Experimental electron energy loss spectrum, showing the major features: zero-loss peak, plasmon peaks and core loss edge.

Electron energy loss spectroscopy (EELS) is a form of electron microscopy in which a material is exposed to a beam of electrons with a known, narrow range of kinetic energies. Some of the electrons will undergo inelastic scattering, which means that they lose energy and have their paths slightly and randomly deflected. The amount of energy loss can be measured via an electron spectrometer and interpreted in terms of what caused the energy loss. Inelastic interactions include phonon excitations, inter- and intra-band transitions, plasmon excitations, inner shell ionizations, and Cherenkov radiation. The inner-shell ionizations are particularly useful for detecting the elemental components of a material. For example, one might find that a larger-than-expected number of electrons comes through the material with 285 eV less energy than they had when they entered the material.
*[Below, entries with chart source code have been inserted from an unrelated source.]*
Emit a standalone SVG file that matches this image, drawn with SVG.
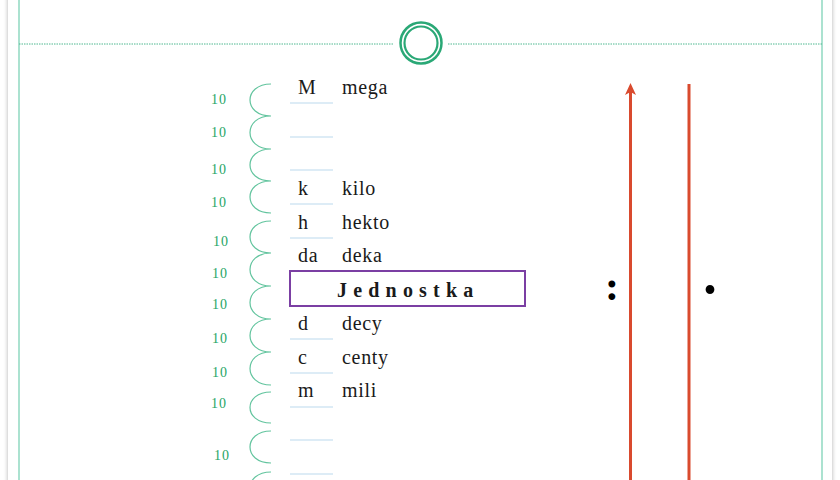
<svg xmlns="http://www.w3.org/2000/svg" width="840" height="480" viewBox="0 0 840 480">
  <style>
    .sym { font-family: "Liberation Serif", "Times New Roman", serif; font-size: 20px; fill: #1a1a1a; letter-spacing: 0.7px; }
    .ten { font-family: "Liberation Serif", "Times New Roman", serif; font-size: 14px; fill: #27a566; letter-spacing: 1px; font-variant-numeric: oldstyle-nums; }
    .arc { fill: none; stroke: #62c49e; stroke-width: 1.2; }
    .ul { stroke: #bcd9ee; stroke-width: 1.2; }
    .red { stroke: #d94a2e; stroke-width: 3; fill: none; }
    .op { font-family: "Liberation Serif", "Times New Roman", serif; font-weight: bold; fill: #000; }
  </style>
  <defs>
    <filter id="sh" x="-5%" y="-5%" width="110%" height="110%">
      <feDropShadow dx="0" dy="0" stdDeviation="2.2" flood-color="#9a9a9a" flood-opacity="0.8"/>
    </filter>
    <marker id="ah" markerWidth="12" markerHeight="11" refX="9" refY="5.5" orient="auto" markerUnits="userSpaceOnUse" viewBox="0 0 12 11">
      <path d="M12,5.5 L0,0 L3,5.5 L0,11 Z" fill="#d94a2e"/>
    </marker>
  </defs>
  <rect x="0" y="0" width="840" height="480" fill="#ffffff"/>
  <g id="page">
    <rect x="8" y="-20" width="824" height="520" fill="#ffffff" filter="url(#sh)"/>
    <line x1="19" y1="0" x2="19" y2="480" stroke="#8fd8c0" stroke-width="1.5"/>
    <line x1="822" y1="0" x2="822" y2="480" stroke="#8fd8c0" stroke-width="1.5"/>
    <line x1="19" y1="44" x2="394" y2="44" stroke="#4fb890" stroke-width="1" stroke-dasharray="1.5 1"/>
    <line x1="448" y1="44" x2="822" y2="44" stroke="#4fb890" stroke-width="1" stroke-dasharray="1.5 1"/>
    <circle cx="421" cy="43" r="20.5" fill="#ffffff" stroke="#2aa876" stroke-width="2.5"/>
    <circle cx="421" cy="43" r="16.5" fill="none" stroke="#2aa876" stroke-width="2.2"/>
  </g>
  <g id="underlines">
    <line class="ul" x1="290" y1="103" x2="333" y2="103"/>
    <line class="ul" x1="290" y1="137" x2="333" y2="137"/>
    <line class="ul" x1="290" y1="170" x2="333" y2="170"/>
    <line class="ul" x1="290" y1="204" x2="333" y2="204"/>
    <line class="ul" x1="290" y1="238" x2="333" y2="238"/>
    <line class="ul" x1="290" y1="339" x2="333" y2="339"/>
    <line class="ul" x1="290" y1="373" x2="333" y2="373"/>
    <line class="ul" x1="290" y1="407" x2="333" y2="407"/>
    <line class="ul" x1="290" y1="440" x2="333" y2="440"/>
    <line class="ul" x1="290" y1="474" x2="333" y2="474"/>
  </g>
  <g id="row-mega"><text class="sym" x="298" y="94">M</text><text class="sym" x="342" y="94">mega</text></g>
  <g id="row-kilo"><text class="sym" x="298" y="195">k</text><text class="sym" x="342" y="195">kilo</text></g>
  <g id="row-hekto"><text class="sym" x="298" y="228.5">h</text><text class="sym" x="342" y="228.5">hekto</text></g>
  <g id="row-deka"><text class="sym" x="298" y="262">da</text><text class="sym" x="342" y="262">deka</text></g>
  <g id="row-jednostka">
    <rect x="290" y="271" width="235" height="35" fill="#ffffff" stroke="#7b3fa3" stroke-width="2"/>
    <text class="sym" x="337" y="297" font-weight="bold" style="letter-spacing:6.2px">Jednostka</text>
  </g>
  <g id="row-decy"><text class="sym" x="298" y="330">d</text><text class="sym" x="342" y="330">decy</text></g>
  <g id="row-centy"><text class="sym" x="298" y="363.5">c</text><text class="sym" x="342" y="363.5">centy</text></g>
  <g id="row-mili"><text class="sym" x="298" y="397">m</text><text class="sym" x="342" y="397">mili</text></g>
  <g id="steps">
    <path class="arc" d="M271,84 C243,84 243,116 271,116 C243,116 243,149 271,149 C243,149 243,181 271,181 C243,181 243,213 271,213"/>
    <path class="arc" d="M271,221 C243,221 243,253 271,253 C243,253 243,286 271,286 C243,286 243,319 271,319 C243,319 243,352 271,352 C243,352 243,385 271,385"/>
    <path class="arc" d="M271,392 C243,392 243,423 271,423"/>
    <path class="arc" d="M271,431 C243,431 243,463 271,463"/>
    <path class="arc" d="M271,472 C243,472 243,504 271,504"/>
    <text class="ten" x="211" y="104">10</text>
    <text class="ten" x="211" y="137">10</text>
    <text class="ten" x="211" y="174">10</text>
    <text class="ten" x="211" y="207">10</text>
    <text class="ten" x="213" y="246">10</text>
    <text class="ten" x="212" y="278">10</text>
    <text class="ten" x="212" y="309">10</text>
    <text class="ten" x="212" y="343">10</text>
    <text class="ten" x="212" y="377">10</text>
    <text class="ten" x="211" y="408">10</text>
    <text class="ten" x="214" y="460">10</text>
  </g>
  <g id="connectors">
    <line class="red" x1="630.5" y1="490" x2="630.5" y2="86" marker-end="url(#ah)"/>
    <line class="red" x1="689" y1="490" x2="689" y2="84"/>
  </g>
  <g id="operators">
    <text class="op" x="612" y="300" font-size="42" text-anchor="middle">:</text>
    <text class="op" x="710" y="308" font-size="54" text-anchor="middle">·</text>
  </g>
</svg>
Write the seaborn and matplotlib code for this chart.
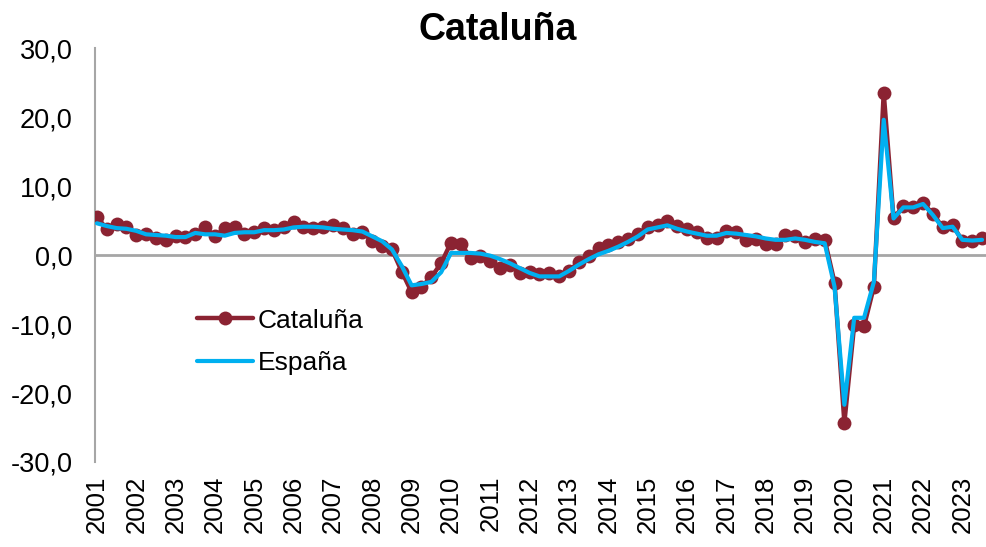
import matplotlib
matplotlib.use("Agg")
import matplotlib.pyplot as plt
import numpy as np
import pandas as pd
import seaborn as sns

years = [str(y) for y in range(2001, 2024)]

cataluna = [5.5, 3.8, 4.5, 4.1, 2.9, 3.0, 2.5, 2.2, 2.7, 2.6,
            3.1, 4.0, 2.7, 3.9, 4.0, 3.0, 3.4, 3.9, 3.6, 4.0,
            4.8, 4.0, 3.9, 4.1, 4.3, 3.9, 3.0, 3.4, 2.0, 1.3,
            0.8, -2.4, -5.4, -4.6, -3.2, -1.2, 1.8, 1.6, -0.4, -0.2,
            -0.9, -1.9, -1.4, -2.6, -2.5, -2.7, -2.6, -3.1, -2.3, -1.0,
            -0.2, 1.0, 1.4, 1.9, 2.3, 3.1, 4.0, 4.3, 5.0, 4.2,
            3.8, 3.4, 2.5, 2.4, 3.5, 3.3, 2.2, 2.3, 1.6, 1.6,
            2.9, 2.7, 1.9, 2.3, 2.2, -4.0, -24.3, -10.1, -10.3, -4.6,
            23.5, 5.3, 7.1, 7.0, 7.5, 6.0, 4.0, 4.4, 2.0, 2.0,
            2.4]

espana = [4.6, 4.2, 3.9, 3.8, 3.5, 3.0, 2.9, 2.8, 2.6, 2.6,
          3.2, 3.0, 3.0, 2.8, 3.2, 3.3, 3.3, 3.6, 3.6, 3.7,
          4.0, 4.1, 4.1, 4.0, 3.8, 3.7, 3.6, 3.4, 2.7, 2.0,
          0.8, -1.6, -4.4, -4.2, -3.9, -2.5, 0.3, 0.3, 0.3, 0.2,
          -0.1, -0.6, -1.2, -1.9, -2.6, -3.1, -3.1, -3.1, -2.3, -1.4,
          -0.6, 0.1, 0.6, 1.2, 1.9, 2.7, 3.7, 4.0, 4.3, 3.8,
          3.4, 3.1, 2.8, 2.8, 3.2, 3.1, 2.9, 2.7, 2.4, 2.2,
          2.2, 2.4, 2.2, 1.9, 1.7, -4.6, -21.7, -9.1, -9.1, -3.9,
          19.6, 5.3, 6.9, 6.9, 7.4, 5.8, 3.9, 4.1, 2.2, 2.1,
          2.2]

yticks = [-30, -20, -10, 0, 10, 20, 30]
ytick_labels = ["-30,0", "-20,0", "-10,0", "0,0", "10,0", "20,0", "30,0"]

df = pd.DataFrame({"t": np.arange(len(cataluna)),
                   "Cataluña": cataluna,
                   "España": espana})

sns.set_style("white")
plt.rcParams["font.family"] = ["Liberation Sans", "DejaVu Sans"]
plt.rcParams["text.color"] = "black"
plt.rcParams["xtick.color"] = "black"
plt.rcParams["ytick.color"] = "black"

red = "#8B2332"
blue = "#00B0F0"
grey = "#A6A6A6"

fig = plt.figure(figsize=(9.86, 5.47), dpi=100)
ax = fig.add_axes([0.0963, 0.1554, 0.9037, 0.7568])

ax.axhline(0, color=grey, lw=2, zorder=1)

sns.lineplot(data=df, x="t", y="Cataluña", ax=ax, color=red, lw=3.2,
             marker="o", markersize=10, markeredgecolor=red,
             markeredgewidth=0, label="Cataluña", zorder=3)
sns.lineplot(data=df, x="t", y="España", ax=ax, color=blue, lw=3.0,
             label="España", zorder=4)

ax.set_xlim(-0.2, 90.4)
ax.set_ylim(-30, 30)
ax.set_yticks(yticks)
ax.set_yticklabels(ytick_labels)
ax.set_xticks(np.arange(0, len(years) * 4, 4))
ax.set_xticklabels(years, rotation=90)
ax.set_xlabel("")
ax.set_ylabel("")

ax.tick_params(axis="y", direction="in", length=7, width=1.5, color=grey,
               labelcolor="black", labelsize=19.5, pad=16)
ax.tick_params(axis="x", length=0, labelsize=18.5, labelcolor="black", pad=10)

for s in ["top", "right", "bottom"]:
    ax.spines[s].set_visible(False)
ax.spines["left"].set_color(grey)
ax.spines["left"].set_linewidth(1.5)

fig.text(498 / 986, 1 - 30 / 547, "Cataluña", fontsize=27, fontweight="bold",
         ha="center", va="center", color="black")

leg = ax.legend(loc="center left", bbox_to_anchor=(0.088, 0.29),
                frameon=False, fontsize=19, handlelength=2.1,
                handletextpad=0.2, labelspacing=0.7)
for t in leg.get_texts():
    t.set_color("black")

fig.savefig("out.png", dpi=100)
This is approximately the amount of energy needed to remove an inner-shell electron from a carbon atom, which can be taken as evidence that there is a significant amount of carbon present in the sample. With some care, and looking at a wide range of energy losses, one can determine the types of atoms, and the numbers of atoms of each type, being struck by the beam. The scattering angle (that is, the amount that the electron's path is deflected) can also be measured, giving information about the dispersion relation of whatever material excitation caused the inelastic scattering.

==History==
The technique was developed by James Hillier and RF Baker in the mid-1940s but was not widely used over the next 50 years, only becoming more widespread in research in the 1990s due to advances in microscope instrumentation and vacuum technology. With modern instrumentation becoming widely available in laboratories worldwide, the technical and scientific developments from the mid-1990s have been rapid. The technique is able to take advantage of modern aberration-corrected probe forming systems to attain chemical resolved images with atomic resolution, while with a monochromated electron source and/or careful deconvolution the energy resolution can reach units of meV. This has enabled detailed measurements of the atomic and electronic properties of single columns of atoms, and in a few cases, of single atoms.

==Comparison with EDX==
EELS is spoken of as being complementary to energy-dispersive x-ray spectroscopy (variously called EDX, EDS, XEDS, etc.), which is another common spectroscopy technique available on many electron microscopes. EDX excels at identifying the atomic composition of a material, is quite easy to use, and is particularly sensitive to heavier elements. EELS has historically been a more difficult technique but is in principle capable of measuring atomic composition, chemical bonding, valence and conduction band electronic properties, surface properties, and element-specific pair distance distribution functions. EELS tends to work best at relatively low atomic numbers, where the excitation edges tend to be sharp, well-defined, and at experimentally accessible energy losses (the signal being very weak beyond about 3 keV energy loss). EELS is perhaps best developed for the elements ranging from carbon through the 3d transition metals (from scandium to zinc). For carbon, an experienced spectroscopist can tell at a glance the differences between diamond, graphite, amorphous carbon, and "mineral" carbon (such as the carbon appearing in carbonates). The spectra of 3d transition metals can be analyzed to identify the oxidation states of the atoms. Cu(I), for instance, has a different so-called "white-line" intensity ratio than Cu(II) does. This ability to "fingerprint" different forms of the same element is a strong advantage of EELS over EDX. The difference is mainly due to the difference in energy resolution between the two techniques (~1 eV or better for EELS, perhaps a few tens of eV for EDX).

==Variants==

Example of inner shell ionization edge (core loss) EELS data from La_{0.7}Sr_{0.3}MnO_{3}, acquired on a scanning transmission electron microscope.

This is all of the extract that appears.